8. Perform despiking
To obtain a smooth seismic wave, perform despiking.
The median despiking algorithm might be used.


Question 9

Can I obtain the Apollo seismic data by using a generic format, such as SEED, SEGY, etc. from DARTS?

Answer

No, you can't. DARTS only provides the original raw format and decoded CSV data.


Question 10

Is it possible to download data from formats other than DARTS? Why should we use DARTS?

Answer

You can also obtain Apollo seismic data from IRIS or NSSDC. We know some of the Apollo 15 or 16 data is not on the IRIS website, and NSSDC does not have Apollo 11 seismic data. Our data was copied from the University of Texas in the 1990s, and it covers all of the data listed in the Technical Report 118.

However, IRIS and NSSDC are still available:

1. Incorporated Research Institutions for Seismology (IRIS):
You can download the Apollo data using the IRIS query form: [IRIS].
Please set the dataset name as "ALSEP". You can then find the generic seismic format of Apollo seismic data.

2. NASA Space Science Data Coordinated Archive (NSSDC) [NSSDC]


Question 11

Where can I obtain the orbit data from AKATSUKI?

Answer

The orbit data from AKATSUKI can be downloaded at the following URL:
[Akatsuki SPICE : Japanese]
[Akatsuki SPICE : English]

In the field of planet exploration, ancillary data such as orbit and attitude data use a format called SPICE, developed by NASA Jet Propulsion Laboratory (JPL). Data from HAYABUSA, KAGUYA, AKATSUKI, HISAKI, and HAYABUSA 2 are published in SPICE format. The data archived in SPICE format is called a SPICE kernel, which can be manipulated using the utilities and library published on the SPICE website. The orbit data are called the SPK (spacecraft and planet kernel) among the SPICE kernels.


Question 12

How can I convert the orbit data in SPICE format to ASCII format?

Answer

You can convert the data using the spkdiff utility on the SPICE website. Follow the three steps below:

STEP 1. Download the necessary data files.
STEP 2. Create a meta kernel.
STEP 3. Output the orbit using a tool.

The details of each step are as follows:

STEP 1. To convert the data from AKATSUKI, download the files at the following URLs:
http://darts.isas.jaxa.jp/pub/pds3/vco-v-spice-6-v1.0/vcosp_1000/data/(as below)

lsk/naif0012.tls ... Leap second.
pck/pck00010.tpc ... Constants, such as the radii of the planets and the moon.
spk/vco_de423_de430.bsp ... The orbits of the planets and the moon.
spk/vco_2017_v01.bsp ... The orbit of AKATSUKI (2017).


STEP 2. Create a "kernels.tm" text file (meta kernel) as stated below:
\begindata
KERNELS_TO_LOAD = (
'naif0012.tls'
'pck00010.tpc'
'vco_de423_de430.bsp'
'vco_2017_v01.bsp'
)


STEP 3. Run the spkdiff.
Download the spkdiff that is suitable for your operating environment at the following link: [LINK]
$ chmod +x spkdiff
$ ./spkdiff -k kernels.tm -b1 VCO -c1 EARTH -r1 J2000 -b 2017-04-01T00:00:00 -e 2017-04-02T00:00:00 -s 3600 -f 'YYYY-MM-DDTHR:MN:SC.### ::UTC'

In this example, the orbit of AKATSUKI seen from the Earth is displayed every 3,600 seconds at J2000 in the equatorial coordinate system.
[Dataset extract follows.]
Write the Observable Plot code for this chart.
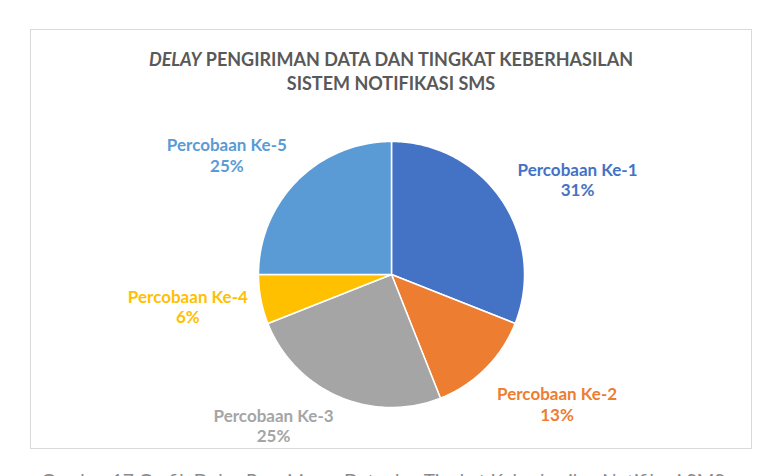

By changing Earth to Venus, the orbit of AKATSUKI seen from Venus can be displayed. Please refer to the SPICE website for further details.


Question 13

Are there any 3D spacecraft models available in DARTS?

Answer

Unfortunately, DARTS does not provide users with any 3D spacecraft models. It appears that in many cases, users create spacecraft models for themselves.


Question 14

How do I print the terrain data from KAGUYA using a 3D printer?

Answer

The most efficient way is to output the data in STL format using KADIAS. Currently, only some of the data are supported in STL format.

Below is an easy way of outputting "Elevation-TC" data in STL format:
1. Specify the range using the "Specify range" button.
2. Press the "Add layer" button. While "Elevation - TC" is selected, press the "Add layer" button.
3. Press the "Proceed to download mode" button.
4. Press the "Select layer to download" button, making sure that "Elevation - TC" is checked, and press the "Confirm" button.
5. Press the "Select download option" button and select "(C) Data for 3D printer (STL format)."
6. Set various parameters.
7. Press the "Download analysed file" button.
8. Wait until the "Download" button becomes valid and then press it.